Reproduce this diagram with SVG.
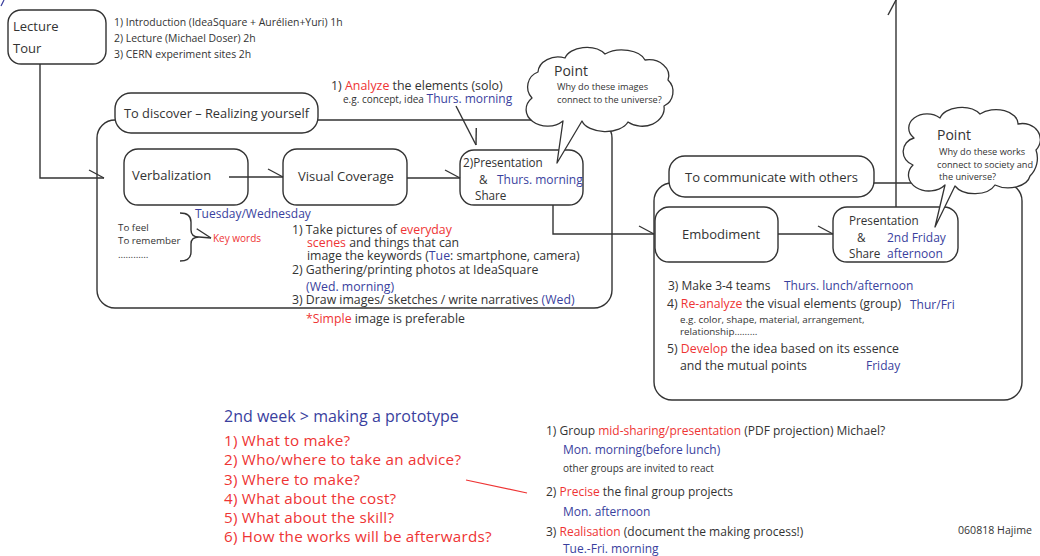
<svg xmlns="http://www.w3.org/2000/svg" width="1040" height="556" viewBox="0 0 1040 556">
<defs>
<style>
text{font-family:"Open Sans","Liberation Sans",sans-serif;fill:#333;}
.box{fill:#fff;stroke:#333;stroke-width:1.4;}
.frame{fill:none;stroke:#333;stroke-width:1.4;}
.con{fill:none;stroke:#333;stroke-width:1.4;}
.cloud{fill:#fff;stroke:#333;stroke-width:1.3;stroke-linejoin:round;}
.b{fill:#3a3f9e;}
.r{fill:#ee3434;}
.s10{font-size:10px;}
.s12{font-size:12px;}
.p12{font-size:11.7px;}
.n12{font-size:12.3px;}
.s13{font-size:13px;}
.pt{font-size:14px;}
.ct{font-size:9.2px;}
.red{font-size:15.2px;letter-spacing:0.25px;fill:#ee3434;}
</style>
<marker id="barb" viewBox="-16 -10 20 20" markerWidth="20" markerHeight="20" refX="0" refY="0" orient="auto" markerUnits="userSpaceOnUse" overflow="visible">
<path d="M-15,-8 L0,0" fill="none" stroke="#333" stroke-width="1.4"/>
</marker>
</defs>
<rect width="1040" height="556" fill="#fff"/>
<path d="M1,6 L4,0" stroke="#3a3f9e" stroke-width="1.2" fill="none"/>

<g id="lecture">
<rect class="box" x="8" y="10" width="98" height="54" rx="13"/>
<text x="13" y="31" class="s13">Lecture</text>
<text x="13" y="53" class="s13">Tour</text>
</g>
<g id="lecture-notes" style="font-size:10.45px">
<text x="114" y="26">1) Introduction (IdeaSquare + Aurélien+Yuri) 1h</text>
<text x="114" y="42">2) Lecture (Michael Doser) 2h</text>
<text x="114" y="58">3) CERN experiment sites 2h</text>
</g>

<g id="discover">
<rect class="frame" x="97" y="120" width="515" height="188" rx="18"/>
<rect class="box" x="115" y="93" width="203" height="40" rx="16"/>
<text x="216.5" y="118" style="font-size:12.8px" text-anchor="middle">To discover – Realizing yourself</text>
</g>

<g id="verbalization">
<rect class="box" x="124" y="149" width="124" height="56" rx="14"/>
<text x="132" y="180" class="s13">Verbalization</text>
</g>
<g id="visual-coverage">
<rect class="box" x="283" y="149" width="124" height="56" rx="14"/>
<text x="298" y="181" class="s13">Visual Coverage</text>
</g>
<g id="presentation1">
<rect class="box" x="460" y="150" width="123" height="55" rx="14"/>
<text x="463" y="167" class="p12">2)Presentation</text>
<text x="479" y="183.5" class="p12">&amp;</text>
<text x="497" y="183.5" class="s12 b">Thurs. morning</text>
<text x="475" y="199.5" class="p12">Share</text>
</g>

<g id="analyze">
<text x="331" y="90" style="font-size:12.4px">1) <tspan class="r">Analyze</tspan> the elements (solo)</text>
<text x="343" y="103" class="s10">e.g. concept, idea <tspan class="s12 b">Thurs. morning</tspan></text>
</g>

<g id="discover-notes">
<text x="195" y="217.5" class="s12 b">Tuesday/Wednesday</text>
<text x="118" y="230.5" style="font-size:9.8px">To feel</text>
<text x="118" y="244" style="font-size:9.8px">To remember</text>
<text x="118" y="257.5" style="font-size:9.8px">…………</text>
<text x="213" y="242" class="s10 r">Key words</text>
<text x="292" y="234" class="n12">1) Take pictures of <tspan class="r">everyday</tspan></text>
<text x="307" y="246.5" class="n12"><tspan class="r">scenes</tspan> and things that can</text>
<text x="307" y="260" class="n12">image the keywords (<tspan class="b">Tue</tspan>: smartphone, camera)</text>
<text x="292" y="274" class="n12">2) Gathering/printing photos at IdeaSquare</text>
<text x="306" y="291" class="n12 b">(Wed. morning)</text>
<text x="292" y="304" class="n12">3) Draw images/ sketches / write narratives <tspan class="b">(Wed)</tspan></text>
<text x="306" y="323" class="n12"><tspan class="r">*Simple</tspan> image is preferable</text>
</g>

<g id="communicate">
<rect class="frame" x="654" y="183" width="368" height="217" rx="18"/>
<rect class="box" x="669" y="156" width="205" height="41" rx="16"/>
<text x="771.5" y="182" class="s13" text-anchor="middle">To communicate with others</text>
</g>
<g id="embodiment">
<rect class="box" x="655" y="207" width="123" height="55" rx="14"/>
<text x="682" y="239" class="s13">Embodiment</text>
</g>
<g id="presentation2">
<rect class="box" x="833" y="207" width="125" height="55" rx="14"/>
<text x="849" y="225" class="p12">Presentation</text>
<text x="857" y="241.5" class="p12">&amp;</text>
<text x="849" y="257.5" class="p12">Share</text>
<text x="887" y="241.5" class="s12 b">2nd Friday</text>
<text x="887" y="257.5" class="s12 b">afternoon</text>
</g>

<g id="communicate-notes">
<text x="668" y="290" class="s12">3) Make 3-4 teams</text>
<text x="784" y="290" class="s12 b">Thurs. lunch/afternoon</text>
<text x="667" y="308" class="n12">4) <tspan class="r">Re-analyze</tspan> the visual elements (group)</text>
<text x="910" y="309" class="s12 b">Thur/Fri</text>
<text x="680" y="322.5" style="font-size:9.8px">e.g. color, shape, material, arrangement,</text>
<text x="680" y="335" style="font-size:9.8px">relationship………</text>
<text x="667" y="353" class="n12">5) <tspan class="r">Develop</tspan> the idea based on its essence</text>
<text x="680" y="370" class="n12">and the mutual points</text>
<text x="866" y="370" class="s12 b">Friday</text>
</g>

<g id="connectors">
<path class="con" d="M40,64 V178 H104" marker-end="url(#barb)"/>
<path class="con" d="M229,177 H283" marker-end="url(#barb)"/>
<path class="con" d="M407,178 H460" marker-end="url(#barb)"/>
<path class="con" d="M553,205 V234 H654" marker-end="url(#barb)"/>
<path class="con" d="M778,234 H833" marker-end="url(#barb)"/>
<path class="con" d="M896,207 V0" marker-end="url(#barb)"/>
<path class="con" d="M456,106 L476,145" marker-end="url(#barb)"/>
<path class="con" d="M180,213 Q191,213 191,222 L191,230 Q191,237 199,237 Q191,237 191,244 L191,252 Q191,261 180,261"/>
<path class="con" d="M199,237 L211,238" marker-end="url(#barb)"/>
<path d="M466,480 L527,493" fill="none" stroke="#ee3434" stroke-width="1.2"/>
</g>

<g id="point1">
<path class="cloud" d="M563,121 L557,163 L582,121 A24,14 0 0 0 628,122 A22,18 0 0 0 664,106 A16,16 0 0 0 668,80 A20,16 0 0 0 645,60 A24,14 0 0 0 605,54 A22,14 0 0 0 565,58 A20,16 0 0 0 538,72 A16,16 0 0 0 532,98 A18,14 0 0 0 563,121 Z"/>
<text x="554" y="76" class="pt">Point</text>
<text x="557" y="90" class="ct">Why do these images</text>
<text x="557" y="103" class="ct">connect to the universe?</text>
</g>

<g id="point2">
<path class="cloud" d="M945,185 L935,227 L955,186 A22,14 0 0 0 995,185 A22,14 0 0 0 1030,176 A25,25 0 0 0 1036,150 A18,16 0 0 0 1018,124 A22,14 0 0 0 980,114 A22,14 0 0 0 940,118 A18,14 0 0 0 914,138 A14,14 0 0 0 913,165 A18,14 0 0 0 945,185 Z"/>
<text x="937" y="140" class="pt">Point</text>
<text x="939" y="155" class="ct">Why do these works</text>
<text x="937" y="167.5" class="ct">connect to society and</text>
<text x="939" y="180" class="ct"> the universe?</text>
</g>

<g id="week2">
<text x="224" y="422" style="font-size:16px" class="b">2nd week &gt; making a prototype</text>
<text x="224" y="446" class="red">1) What to make?</text>
<text x="224" y="465" class="red">2) Who/where to take an advice?</text>
<text x="224" y="485" class="red">3) Where to make?</text>
<text x="224" y="504" class="red">4) What about the cost?</text>
<text x="224" y="523" class="red">5) What about the skill?</text>
<text x="224" y="542" class="red">6) How the works will be afterwards?</text>
</g>

<g id="week2-plan">
<text x="546" y="435" class="s12">1) Group <tspan class="r">mid-sharing/presentation</tspan> (PDF projection) Michael?</text>
<text x="563" y="454" class="s12 b">Mon. morning(before lunch)</text>
<text x="563" y="472" class="s10">other groups are invited to react</text>
<text x="546" y="496" class="s12">2) <tspan class="r">Precise</tspan> the final group projects</text>
<text x="563" y="516" class="s12 b">Mon. afternoon</text>
<text x="546" y="536" class="s12">3) <tspan class="r">Realisation</tspan> (document the making process!)</text>
<text x="563" y="553" class="s12 b">Tue.-Fri. morning</text>
<text x="958" y="534" style="font-size:10.6px">060818 Hajime</text>
</g>
</svg>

──────────────────────────────

Task goal:
Reproduce each line holding the word "with".

Completed task:
Reproduce this diagram with SVG.
<text x="771.5" y="182" class="s13" text-anchor="middle">To communicate with others</text>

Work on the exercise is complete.